EXERCISE PROMPT – Pictures stay out of the copy; restate everything else in the material exactly.

GIVEN MATERIAL –
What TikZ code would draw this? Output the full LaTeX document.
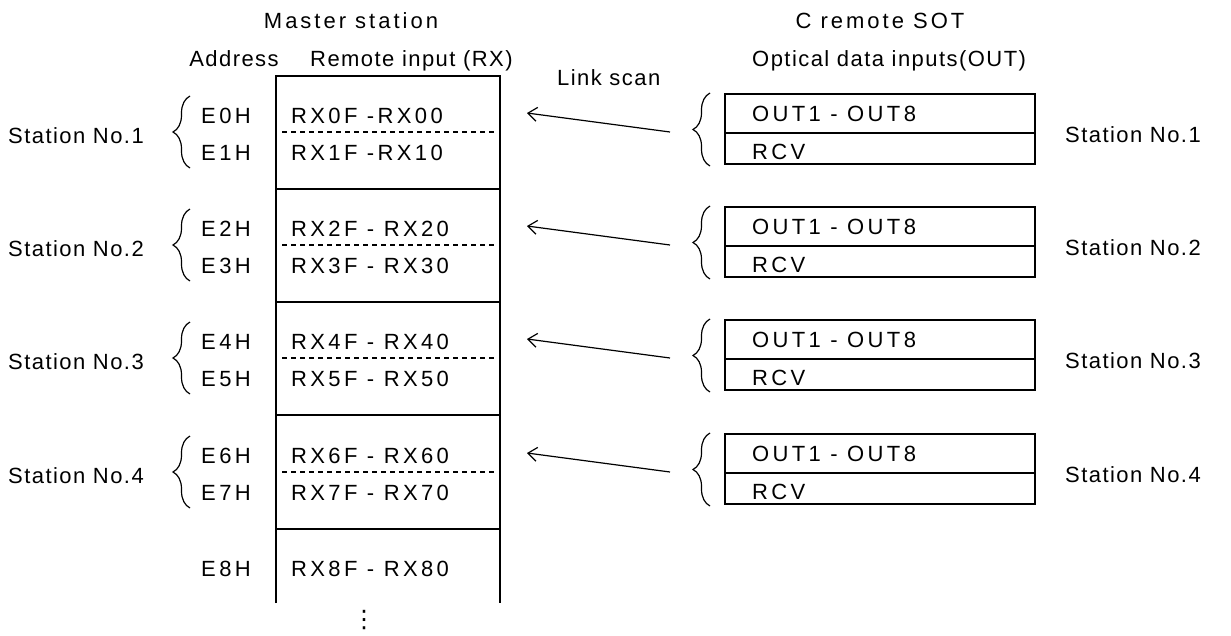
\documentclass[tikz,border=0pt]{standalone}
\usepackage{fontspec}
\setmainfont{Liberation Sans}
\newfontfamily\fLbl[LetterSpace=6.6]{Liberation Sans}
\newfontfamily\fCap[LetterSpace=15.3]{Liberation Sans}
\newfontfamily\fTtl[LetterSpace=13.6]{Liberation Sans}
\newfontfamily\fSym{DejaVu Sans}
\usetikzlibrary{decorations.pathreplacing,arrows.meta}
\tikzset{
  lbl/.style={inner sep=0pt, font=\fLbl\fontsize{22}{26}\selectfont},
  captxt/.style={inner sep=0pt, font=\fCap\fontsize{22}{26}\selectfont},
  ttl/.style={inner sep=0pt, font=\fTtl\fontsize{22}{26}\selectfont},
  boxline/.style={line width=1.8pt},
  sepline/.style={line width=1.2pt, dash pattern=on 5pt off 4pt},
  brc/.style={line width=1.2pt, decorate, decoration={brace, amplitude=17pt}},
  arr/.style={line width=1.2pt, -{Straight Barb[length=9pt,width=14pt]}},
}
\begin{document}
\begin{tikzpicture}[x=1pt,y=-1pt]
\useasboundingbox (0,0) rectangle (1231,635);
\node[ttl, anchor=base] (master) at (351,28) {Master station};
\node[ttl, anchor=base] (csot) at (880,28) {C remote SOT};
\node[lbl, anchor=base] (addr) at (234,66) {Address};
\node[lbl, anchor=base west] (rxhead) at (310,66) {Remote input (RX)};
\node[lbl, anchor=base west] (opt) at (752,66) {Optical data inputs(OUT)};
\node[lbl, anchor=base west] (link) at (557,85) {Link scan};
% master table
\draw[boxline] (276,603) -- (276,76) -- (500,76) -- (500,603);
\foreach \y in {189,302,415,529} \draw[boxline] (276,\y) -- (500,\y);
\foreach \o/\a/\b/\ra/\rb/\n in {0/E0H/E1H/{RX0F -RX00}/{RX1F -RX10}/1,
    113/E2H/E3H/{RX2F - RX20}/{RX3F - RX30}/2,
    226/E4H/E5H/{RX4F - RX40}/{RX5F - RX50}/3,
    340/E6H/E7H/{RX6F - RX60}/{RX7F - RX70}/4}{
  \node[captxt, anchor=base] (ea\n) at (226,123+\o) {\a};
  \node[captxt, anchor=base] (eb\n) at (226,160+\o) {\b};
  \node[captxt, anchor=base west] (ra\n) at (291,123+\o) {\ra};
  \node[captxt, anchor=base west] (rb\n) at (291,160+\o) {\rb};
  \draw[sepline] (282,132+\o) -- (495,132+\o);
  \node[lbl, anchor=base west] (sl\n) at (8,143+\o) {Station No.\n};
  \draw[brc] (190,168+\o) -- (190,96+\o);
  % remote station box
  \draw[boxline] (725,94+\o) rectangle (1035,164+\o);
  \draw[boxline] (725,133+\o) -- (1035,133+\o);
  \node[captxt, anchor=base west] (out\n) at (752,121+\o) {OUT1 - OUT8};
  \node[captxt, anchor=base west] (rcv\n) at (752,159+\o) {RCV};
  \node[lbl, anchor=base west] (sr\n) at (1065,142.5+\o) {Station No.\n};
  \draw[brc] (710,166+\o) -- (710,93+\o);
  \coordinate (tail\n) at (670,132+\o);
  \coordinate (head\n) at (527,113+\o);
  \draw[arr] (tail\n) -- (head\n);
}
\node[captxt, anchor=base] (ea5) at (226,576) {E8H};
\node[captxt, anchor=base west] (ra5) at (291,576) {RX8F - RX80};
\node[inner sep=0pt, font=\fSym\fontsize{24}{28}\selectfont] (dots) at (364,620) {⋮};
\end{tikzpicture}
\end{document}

COMPLETED EXERCISE –
What TikZ code would draw this? Output the full LaTeX document.
\documentclass[tikz,border=0pt]{standalone}
\usepackage{fontspec}
\setmainfont{Liberation Sans}
\newfontfamily\fLbl[LetterSpace=6.6]{Liberation Sans}
\newfontfamily\fCap[LetterSpace=15.3]{Liberation Sans}
\newfontfamily\fTtl[LetterSpace=13.6]{Liberation Sans}
\newfontfamily\fSym{DejaVu Sans}
\usetikzlibrary{decorations.pathreplacing,arrows.meta}
\tikzset{
  lbl/.style={inner sep=0pt, font=\fLbl\fontsize{22}{26}\selectfont},
  captxt/.style={inner sep=0pt, font=\fCap\fontsize{22}{26}\selectfont},
  ttl/.style={inner sep=0pt, font=\fTtl\fontsize{22}{26}\selectfont},
  boxline/.style={line width=1.8pt},
  sepline/.style={line width=1.2pt, dash pattern=on 5pt off 4pt},
  brc/.style={line width=1.2pt, decorate, decoration={brace, amplitude=17pt}},
  arr/.style={line width=1.2pt, -{Straight Barb[length=9pt,width=14pt]}},
}
\begin{document}
\begin{tikzpicture}[x=1pt,y=-1pt]
\useasboundingbox (0,0) rectangle (1231,635);
\node[ttl, anchor=base] (master) at (351,28) {Master station};
\node[ttl, anchor=base] (csot) at (880,28) {C remote SOT};
\node[lbl, anchor=base] (addr) at (234,66) {Address};
\node[lbl, anchor=base west] (rxhead) at (310,66) {Remote input (RX)};
\node[lbl, anchor=base west] (opt) at (752,66) {Optical data inputs(OUT)};
\node[lbl, anchor=base west] (link) at (557,85) {Link scan};
% master table
\draw[boxline] (276,603) -- (276,76) -- (500,76) -- (500,603);
\foreach \y in {189,302,415,529} \draw[boxline] (276,\y) -- (500,\y);
\foreach \o/\a/\b/\ra/\rb/\n in {0/E0H/E1H/{RX0F -RX00}/{RX1F -RX10}/1,
    113/E2H/E3H/{RX2F - RX20}/{RX3F - RX30}/2,
    226/E4H/E5H/{RX4F - RX40}/{RX5F - RX50}/3,
    340/E6H/E7H/{RX6F - RX60}/{RX7F - RX70}/4}{
  \node[captxt, anchor=base] (ea\n) at (226,123+\o) {\a};
  \node[captxt, anchor=base] (eb\n) at (226,160+\o) {\b};
  \node[captxt, anchor=base west] (ra\n) at (291,123+\o) {\ra};
  \node[captxt, anchor=base west] (rb\n) at (291,160+\o) {\rb};
  \draw[sepline] (282,132+\o) -- (495,132+\o);
  \node[lbl, anchor=base west] (sl\n) at (8,143+\o) {Station No.\n};
  \draw[brc] (190,168+\o) -- (190,96+\o);
  % remote station box
  \draw[boxline] (725,94+\o) rectangle (1035,164+\o);
  \draw[boxline] (725,133+\o) -- (1035,133+\o);
  \node[captxt, anchor=base west] (out\n) at (752,121+\o) {OUT1 - OUT8};
  \node[captxt, anchor=base west] (rcv\n) at (752,159+\o) {RCV};
  \node[lbl, anchor=base west] (sr\n) at (1065,142.5+\o) {Station No.\n};
  \draw[brc] (710,166+\o) -- (710,93+\o);
  \coordinate (tail\n) at (670,132+\o);
  \coordinate (head\n) at (527,113+\o);
  \draw[arr] (tail\n) -- (head\n);
}
\node[captxt, anchor=base] (ea5) at (226,576) {E8H};
\node[captxt, anchor=base west] (ra5) at (291,576) {RX8F - RX80};
\node[inner sep=0pt, font=\fSym\fontsize{24}{28}\selectfont] (dots) at (364,620) {⋮};
\end{tikzpicture}
\end{document}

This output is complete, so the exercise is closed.